“I hope we shall crush in its birth the aristocracy of our monied corporations which dare already to challenge our government to a trial of strength, and bid defiance to the laws of our country.”
—Thomas Jefferson
"Government by organized money is just as dangerous as Government by organized mob."
—FDR, 1936
Thomas Jefferson might not have been the nearly perfect President and Founding Father the way that I was taught in the old school days. We know and accept that he was limited in some ways, and full of paradoxes. He was a slaveowner, even while writing all of those stirring words about freedom and breaking free.
However, he undeniably possessed a very brilliant mind. did understand the very real threat that the elite class - monied corporations and the aristocracy, which seems to be reviving in the United States in the 21st century - imposed on the young, fledgling American democracy.
More than one century later, another president, Franklin D. Roosevelt, said many of these same kinds of things. Roosevelt's New Deal policies are often credited with building the American middle class and ushering in a long era of national prosperity, which many Americans still today consider the American "Golden Age."
Some of those words and thoughts are things which we might want to pay attention to in our modern age. Because it feels like history is running in cycles. Or perhaps it is a pendulum.
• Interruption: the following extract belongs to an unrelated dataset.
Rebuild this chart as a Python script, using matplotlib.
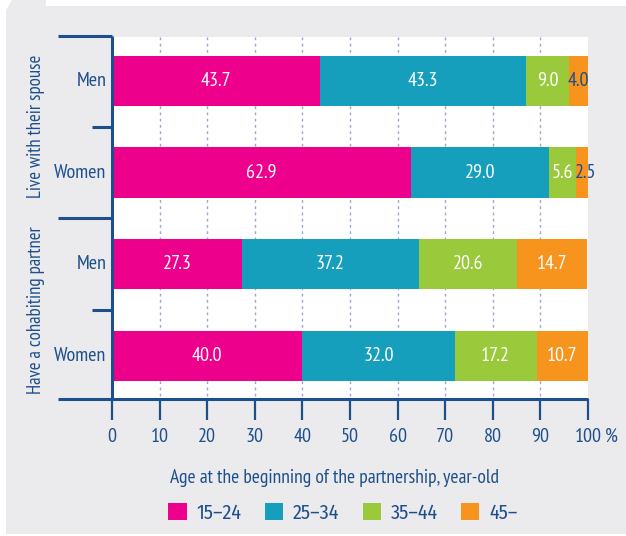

But here in the United States, that pendulum has been stuck going in the corporate, elitist direction for a very, very long time now. It appears to be stuck in that position, at least for now.
Maybe we should go back and reread the words of Jefferson and Roosevelt to better understand his position regarding monied interests and corporations. Specifically, the threat that they posed to our American democracy. Because while he wrote those words hundreds of years ago, they somehow feel quite relevant to our present time and circumstances.